Write out the entire listing below exactly as it appears, minus any pictures.

####################

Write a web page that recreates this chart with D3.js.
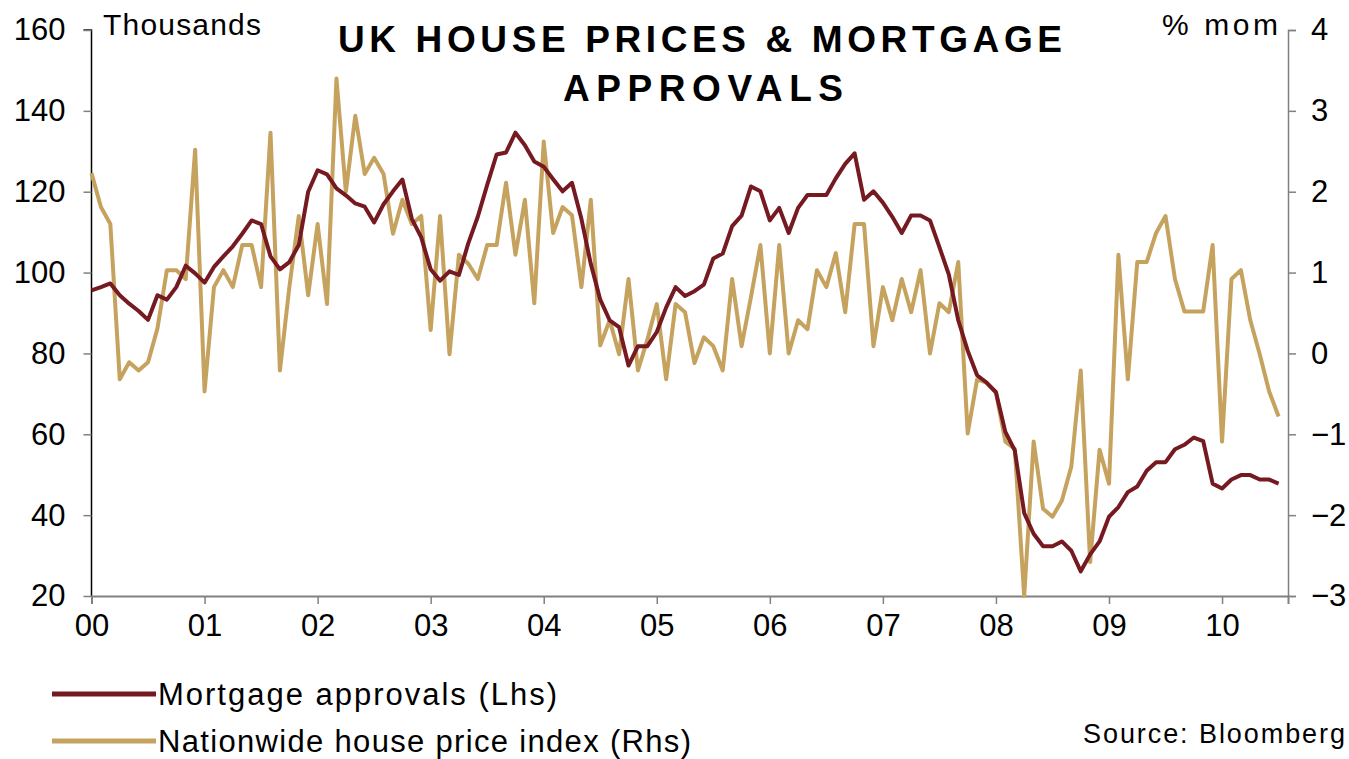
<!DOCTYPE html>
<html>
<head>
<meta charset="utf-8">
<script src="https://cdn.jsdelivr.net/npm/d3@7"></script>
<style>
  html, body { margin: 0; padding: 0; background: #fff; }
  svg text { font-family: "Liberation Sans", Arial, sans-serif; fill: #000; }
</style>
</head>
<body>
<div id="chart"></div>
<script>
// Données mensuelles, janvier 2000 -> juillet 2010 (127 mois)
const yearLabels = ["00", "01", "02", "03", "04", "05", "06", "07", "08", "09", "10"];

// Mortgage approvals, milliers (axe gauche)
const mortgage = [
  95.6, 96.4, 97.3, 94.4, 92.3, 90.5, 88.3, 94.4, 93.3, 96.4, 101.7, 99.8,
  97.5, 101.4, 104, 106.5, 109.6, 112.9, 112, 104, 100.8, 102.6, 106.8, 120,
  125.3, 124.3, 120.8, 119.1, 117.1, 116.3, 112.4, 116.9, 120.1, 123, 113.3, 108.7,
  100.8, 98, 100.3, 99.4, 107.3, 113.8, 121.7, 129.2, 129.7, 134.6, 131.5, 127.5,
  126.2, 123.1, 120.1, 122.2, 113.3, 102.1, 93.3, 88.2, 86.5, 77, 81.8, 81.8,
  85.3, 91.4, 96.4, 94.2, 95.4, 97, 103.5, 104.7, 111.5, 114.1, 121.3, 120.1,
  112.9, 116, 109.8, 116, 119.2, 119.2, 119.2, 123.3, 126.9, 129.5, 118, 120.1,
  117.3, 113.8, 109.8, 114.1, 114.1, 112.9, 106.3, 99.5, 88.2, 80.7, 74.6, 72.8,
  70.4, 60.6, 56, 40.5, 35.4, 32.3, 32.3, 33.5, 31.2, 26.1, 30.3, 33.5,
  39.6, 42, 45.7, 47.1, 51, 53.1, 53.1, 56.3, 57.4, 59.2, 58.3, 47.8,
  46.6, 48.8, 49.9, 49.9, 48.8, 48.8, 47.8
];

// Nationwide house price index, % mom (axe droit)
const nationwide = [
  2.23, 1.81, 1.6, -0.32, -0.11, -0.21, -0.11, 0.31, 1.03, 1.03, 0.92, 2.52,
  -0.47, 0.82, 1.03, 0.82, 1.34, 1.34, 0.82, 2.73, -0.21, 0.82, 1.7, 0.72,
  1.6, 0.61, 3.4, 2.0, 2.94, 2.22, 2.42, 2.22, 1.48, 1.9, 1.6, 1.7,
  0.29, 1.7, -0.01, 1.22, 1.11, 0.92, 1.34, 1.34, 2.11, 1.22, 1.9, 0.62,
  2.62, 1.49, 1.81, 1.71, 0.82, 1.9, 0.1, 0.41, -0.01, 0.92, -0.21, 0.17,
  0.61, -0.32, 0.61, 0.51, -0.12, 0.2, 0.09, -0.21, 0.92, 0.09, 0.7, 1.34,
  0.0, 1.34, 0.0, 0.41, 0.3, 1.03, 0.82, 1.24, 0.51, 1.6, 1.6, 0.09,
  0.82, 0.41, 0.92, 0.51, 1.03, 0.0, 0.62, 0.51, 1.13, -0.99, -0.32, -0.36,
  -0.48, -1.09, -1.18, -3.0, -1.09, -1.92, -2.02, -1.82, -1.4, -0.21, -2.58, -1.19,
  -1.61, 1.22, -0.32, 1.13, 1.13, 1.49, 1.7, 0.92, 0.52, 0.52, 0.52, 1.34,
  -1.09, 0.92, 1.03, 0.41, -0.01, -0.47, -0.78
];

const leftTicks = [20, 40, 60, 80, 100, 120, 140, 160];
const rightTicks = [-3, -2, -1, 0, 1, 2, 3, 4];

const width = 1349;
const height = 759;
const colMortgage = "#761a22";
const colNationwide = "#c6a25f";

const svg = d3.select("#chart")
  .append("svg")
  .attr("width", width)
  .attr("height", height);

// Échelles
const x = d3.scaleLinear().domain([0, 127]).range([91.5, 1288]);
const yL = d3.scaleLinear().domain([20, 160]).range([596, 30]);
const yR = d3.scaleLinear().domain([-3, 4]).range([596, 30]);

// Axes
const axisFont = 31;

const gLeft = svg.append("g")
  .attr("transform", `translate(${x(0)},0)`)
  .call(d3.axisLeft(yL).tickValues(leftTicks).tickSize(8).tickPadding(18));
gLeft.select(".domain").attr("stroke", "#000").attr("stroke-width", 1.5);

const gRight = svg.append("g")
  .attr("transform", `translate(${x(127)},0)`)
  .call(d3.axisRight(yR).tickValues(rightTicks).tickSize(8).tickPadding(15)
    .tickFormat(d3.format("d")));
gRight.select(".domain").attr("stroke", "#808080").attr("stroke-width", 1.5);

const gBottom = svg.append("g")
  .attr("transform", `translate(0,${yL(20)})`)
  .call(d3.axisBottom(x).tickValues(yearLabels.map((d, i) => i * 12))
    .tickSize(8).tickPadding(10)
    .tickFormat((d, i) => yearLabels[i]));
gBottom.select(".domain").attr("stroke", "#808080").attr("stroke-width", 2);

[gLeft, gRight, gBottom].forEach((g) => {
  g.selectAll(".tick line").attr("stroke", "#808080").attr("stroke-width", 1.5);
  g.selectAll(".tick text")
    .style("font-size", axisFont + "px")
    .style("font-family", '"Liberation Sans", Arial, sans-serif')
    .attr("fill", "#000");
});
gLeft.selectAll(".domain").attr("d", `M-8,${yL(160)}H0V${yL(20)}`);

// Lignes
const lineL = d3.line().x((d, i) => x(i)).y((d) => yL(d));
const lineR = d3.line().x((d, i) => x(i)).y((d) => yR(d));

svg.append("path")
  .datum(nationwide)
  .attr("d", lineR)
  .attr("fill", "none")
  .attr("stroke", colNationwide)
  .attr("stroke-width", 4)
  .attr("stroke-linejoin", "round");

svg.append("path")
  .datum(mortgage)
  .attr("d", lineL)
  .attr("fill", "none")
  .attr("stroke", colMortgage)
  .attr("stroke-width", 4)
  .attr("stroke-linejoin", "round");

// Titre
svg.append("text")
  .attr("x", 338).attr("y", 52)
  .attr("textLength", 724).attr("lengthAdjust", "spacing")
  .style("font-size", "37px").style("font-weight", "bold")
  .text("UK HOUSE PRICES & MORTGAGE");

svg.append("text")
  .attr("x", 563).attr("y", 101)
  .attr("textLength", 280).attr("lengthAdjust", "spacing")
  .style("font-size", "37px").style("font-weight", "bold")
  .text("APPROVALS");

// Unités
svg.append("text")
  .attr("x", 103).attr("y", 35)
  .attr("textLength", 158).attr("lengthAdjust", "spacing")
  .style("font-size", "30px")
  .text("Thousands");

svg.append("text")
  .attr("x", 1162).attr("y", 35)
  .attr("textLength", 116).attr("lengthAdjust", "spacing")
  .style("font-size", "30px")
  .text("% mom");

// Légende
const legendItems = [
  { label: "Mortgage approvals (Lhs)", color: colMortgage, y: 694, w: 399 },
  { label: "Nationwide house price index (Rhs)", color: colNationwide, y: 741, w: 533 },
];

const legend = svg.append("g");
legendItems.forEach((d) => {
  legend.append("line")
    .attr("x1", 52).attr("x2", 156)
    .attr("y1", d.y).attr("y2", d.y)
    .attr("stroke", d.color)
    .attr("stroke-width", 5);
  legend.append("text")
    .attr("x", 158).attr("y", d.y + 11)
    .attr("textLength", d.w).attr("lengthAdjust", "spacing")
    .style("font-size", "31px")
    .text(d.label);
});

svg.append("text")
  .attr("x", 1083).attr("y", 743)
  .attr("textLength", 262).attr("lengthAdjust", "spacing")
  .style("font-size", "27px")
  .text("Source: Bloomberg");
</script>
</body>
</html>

####################

Response to this task:
Write a web page that recreates this chart with D3.js.
<!DOCTYPE html>
<html>
<head>
<meta charset="utf-8">
<script src="https://cdn.jsdelivr.net/npm/d3@7"></script>
<style>
  html, body { margin: 0; padding: 0; background: #fff; }
  svg text { font-family: "Liberation Sans", Arial, sans-serif; fill: #000; }
</style>
</head>
<body>
<div id="chart"></div>
<script>
// Données mensuelles, janvier 2000 -> juillet 2010 (127 mois)
const yearLabels = ["00", "01", "02", "03", "04", "05", "06", "07", "08", "09", "10"];

// Mortgage approvals, milliers (axe gauche)
const mortgage = [
  95.6, 96.4, 97.3, 94.4, 92.3, 90.5, 88.3, 94.4, 93.3, 96.4, 101.7, 99.8,
  97.5, 101.4, 104, 106.5, 109.6, 112.9, 112, 104, 100.8, 102.6, 106.8, 120,
  125.3, 124.3, 120.8, 119.1, 117.1, 116.3, 112.4, 116.9, 120.1, 123, 113.3, 108.7,
  100.8, 98, 100.3, 99.4, 107.3, 113.8, 121.7, 129.2, 129.7, 134.6, 131.5, 127.5,
  126.2, 123.1, 120.1, 122.2, 113.3, 102.1, 93.3, 88.2, 86.5, 77, 81.8, 81.8,
  85.3, 91.4, 96.4, 94.2, 95.4, 97, 103.5, 104.7, 111.5, 114.1, 121.3, 120.1,
  112.9, 116, 109.8, 116, 119.2, 119.2, 119.2, 123.3, 126.9, 129.5, 118, 120.1,
  117.3, 113.8, 109.8, 114.1, 114.1, 112.9, 106.3, 99.5, 88.2, 80.7, 74.6, 72.8,
  70.4, 60.6, 56, 40.5, 35.4, 32.3, 32.3, 33.5, 31.2, 26.1, 30.3, 33.5,
  39.6, 42, 45.7, 47.1, 51, 53.1, 53.1, 56.3, 57.4, 59.2, 58.3, 47.8,
  46.6, 48.8, 49.9, 49.9, 48.8, 48.8, 47.8
];

// Nationwide house price index, % mom (axe droit)
const nationwide = [
  2.23, 1.81, 1.6, -0.32, -0.11, -0.21, -0.11, 0.31, 1.03, 1.03, 0.92, 2.52,
  -0.47, 0.82, 1.03, 0.82, 1.34, 1.34, 0.82, 2.73, -0.21, 0.82, 1.7, 0.72,
  1.6, 0.61, 3.4, 2.0, 2.94, 2.22, 2.42, 2.22, 1.48, 1.9, 1.6, 1.7,
  0.29, 1.7, -0.01, 1.22, 1.11, 0.92, 1.34, 1.34, 2.11, 1.22, 1.9, 0.62,
  2.62, 1.49, 1.81, 1.71, 0.82, 1.9, 0.1, 0.41, -0.01, 0.92, -0.21, 0.17,
  0.61, -0.32, 0.61, 0.51, -0.12, 0.2, 0.09, -0.21, 0.92, 0.09, 0.7, 1.34,
  0.0, 1.34, 0.0, 0.41, 0.3, 1.03, 0.82, 1.24, 0.51, 1.6, 1.6, 0.09,
  0.82, 0.41, 0.92, 0.51, 1.03, 0.0, 0.62, 0.51, 1.13, -0.99, -0.32, -0.36,
  -0.48, -1.09, -1.18, -3.0, -1.09, -1.92, -2.02, -1.82, -1.4, -0.21, -2.58, -1.19,
  -1.61, 1.22, -0.32, 1.13, 1.13, 1.49, 1.7, 0.92, 0.52, 0.52, 0.52, 1.34,
  -1.09, 0.92, 1.03, 0.41, -0.01, -0.47, -0.78
];

const leftTicks = [20, 40, 60, 80, 100, 120, 140, 160];
const rightTicks = [-3, -2, -1, 0, 1, 2, 3, 4];

const width = 1349;
const height = 759;
const colMortgage = "#761a22";
const colNationwide = "#c6a25f";

const svg = d3.select("#chart")
  .append("svg")
  .attr("width", width)
  .attr("height", height);

// Échelles
const x = d3.scaleLinear().domain([0, 127]).range([91.5, 1288]);
const yL = d3.scaleLinear().domain([20, 160]).range([596, 30]);
const yR = d3.scaleLinear().domain([-3, 4]).range([596, 30]);

// Axes
const axisFont = 31;

const gLeft = svg.append("g")
  .attr("transform", `translate(${x(0)},0)`)
  .call(d3.axisLeft(yL).tickValues(leftTicks).tickSize(8).tickPadding(18));
gLeft.select(".domain").attr("stroke", "#000").attr("stroke-width", 1.5);

const gRight = svg.append("g")
  .attr("transform", `translate(${x(127)},0)`)
  .call(d3.axisRight(yR).tickValues(rightTicks).tickSize(8).tickPadding(15)
    .tickFormat(d3.format("d")));
gRight.select(".domain").attr("stroke", "#808080").attr("stroke-width", 1.5);

const gBottom = svg.append("g")
  .attr("transform", `translate(0,${yL(20)})`)
  .call(d3.axisBottom(x).tickValues(yearLabels.map((d, i) => i * 12))
    .tickSize(8).tickPadding(10)
    .tickFormat((d, i) => yearLabels[i]));
gBottom.select(".domain").attr("stroke", "#808080").attr("stroke-width", 2);

[gLeft, gRight, gBottom].forEach((g) => {
  g.selectAll(".tick line").attr("stroke", "#808080").attr("stroke-width", 1.5);
  g.selectAll(".tick text")
    .style("font-size", axisFont + "px")
    .style("font-family", '"Liberation Sans", Arial, sans-serif')
    .attr("fill", "#000");
});
gLeft.selectAll(".domain").attr("d", `M-8,${yL(160)}H0V${yL(20)}`);

// Lignes
const lineL = d3.line().x((d, i) => x(i)).y((d) => yL(d));
const lineR = d3.line().x((d, i) => x(i)).y((d) => yR(d));

svg.append("path")
  .datum(nationwide)
  .attr("d", lineR)
  .attr("fill", "none")
  .attr("stroke", colNationwide)
  .attr("stroke-width", 4)
  .attr("stroke-linejoin", "round");

svg.append("path")
  .datum(mortgage)
  .attr("d", lineL)
  .attr("fill", "none")
  .attr("stroke", colMortgage)
  .attr("stroke-width", 4)
  .attr("stroke-linejoin", "round");

// Titre
svg.append("text")
  .attr("x", 338).attr("y", 52)
  .attr("textLength", 724).attr("lengthAdjust", "spacing")
  .style("font-size", "37px").style("font-weight", "bold")
  .text("UK HOUSE PRICES & MORTGAGE");

svg.append("text")
  .attr("x", 563).attr("y", 101)
  .attr("textLength", 280).attr("lengthAdjust", "spacing")
  .style("font-size", "37px").style("font-weight", "bold")
  .text("APPROVALS");

// Unités
svg.append("text")
  .attr("x", 103).attr("y", 35)
  .attr("textLength", 158).attr("lengthAdjust", "spacing")
  .style("font-size", "30px")
  .text("Thousands");

svg.append("text")
  .attr("x", 1162).attr("y", 35)
  .attr("textLength", 116).attr("lengthAdjust", "spacing")
  .style("font-size", "30px")
  .text("% mom");

// Légende
const legendItems = [
  { label: "Mortgage approvals (Lhs)", color: colMortgage, y: 694, w: 399 },
  { label: "Nationwide house price index (Rhs)", color: colNationwide, y: 741, w: 533 },
];

const legend = svg.append("g");
legendItems.forEach((d) => {
  legend.append("line")
    .attr("x1", 52).attr("x2", 156)
    .attr("y1", d.y).attr("y2", d.y)
    .attr("stroke", d.color)
    .attr("stroke-width", 5);
  legend.append("text")
    .attr("x", 158).attr("y", d.y + 11)
    .attr("textLength", d.w).attr("lengthAdjust", "spacing")
    .style("font-size", "31px")
    .text(d.label);
});

svg.append("text")
  .attr("x", 1083).attr("y", 743)
  .attr("textLength", 262).attr("lengthAdjust", "spacing")
  .style("font-size", "27px")
  .text("Source: Bloomberg");
</script>
</body>
</html>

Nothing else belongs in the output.